Иногда он говорит себе, что сказать больше нечего, — просто оттого, что ему уже не придется сказать этого. До чего же мелко! Подлинное великодушие должно бы желать людям без зависти и от чистого сердца всего, что самому тебе уже недоступно.
Мало, что дети и без того наследуют все плохое, — нет, им еще старательно прививают его.
А если бы говорили себе: нет детей собственных, всякий ребенок взят лишь на время?
Враги могут быть очень и очень неприятными, но никогда они не будут так непроходимо скучны, как приверженцы.
Существуют пророки «подполья». Достоевский был первым и наиболее пронзительным из них.
Об унижении Достоевскому известно и в самом деле многое, он в нем настоящий знаток. Мне ближе великий знаток гордости, Сервантес.
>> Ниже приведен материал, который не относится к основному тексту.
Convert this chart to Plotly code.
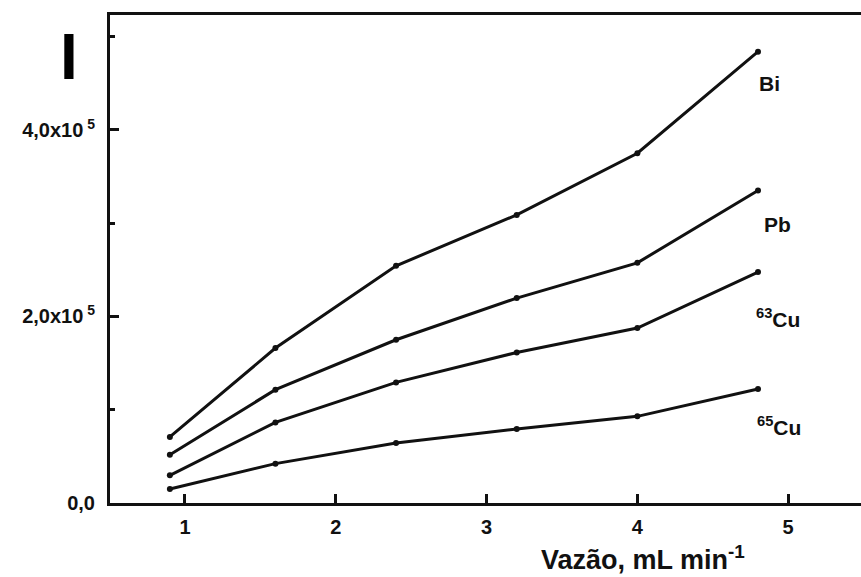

«Записки из подполья», сколько же корней уходят к ним, вплоть до литературы наших дней! Самоунижение и самопоношение, христианство, извивающееся в пыли, красноречие раскаянья.
Это сознаешь в себе, каждый знает это о себе, и все-таки есть в этом нечто, бросающее на все отблеск фальши: лабильность чувства как истина в последней инстанции.
Когда он пишет, геккончик выскальзывает из его кармана и развлекается на потолке. Пока тот пробегает над ним туда и сюда, он записывает фразу за фразой; время от времени он посвистывает геккону или тот ему.
Когда все кончается, когда ему ничего больше не приходит в голову, геккончик забирается обратно в карман.
У меня нет готовых ответов: мне в любом случае пришлось бы искать и подбирать.
Моя вера еще впереди.
Газетная пилюля: глотаешь — и она растворяется в тебе вместе со всеми своими новостями.
Неясный, ускользающий зверь. Хорошо знаком по результатам своих действий; неопределенного вида, переменчив в размерах, быстроте перемещения и весе. Не вполне ясно, жив он или жил неоднократно прежде. Звуки, издаваемые им, сохранились в снах.
О дружбе с владыками и о том, какое влияние она оказывает на историков, на поэтов. Увлекательнейшая тема. К таким дружеским взаимоотношениям восходит традиция некритичности в отношении властителей. Почему такие случаи, как Прокопий[228], столь редки? Было ли больше «тайных историй», подобных написанной им? Где они? Пропали?
Он пробудился. До 75 он все смотрел сны, был все в одном и том же сне. Он проснулся, вылупился из своего кокона и понимает то, что желают сказать другие. Это лишь ненадолго, но он понимает их всех. Понимает настолько хорошо, что никого не проклинает. Он не говорит ничего, потому что проснулся. Он понимает и слушает.
А тем, что отрекаются от взрывов, раз и навсегда, навечно, — куда уйти и где укрыться им?
Нет больше лесов для отшельника, и рис в чаше для подаяний напитан ядом.
Он сожалеет о многом. Но раскаиваться на публике — нет, это значило бы не раскаиваться ни в чем.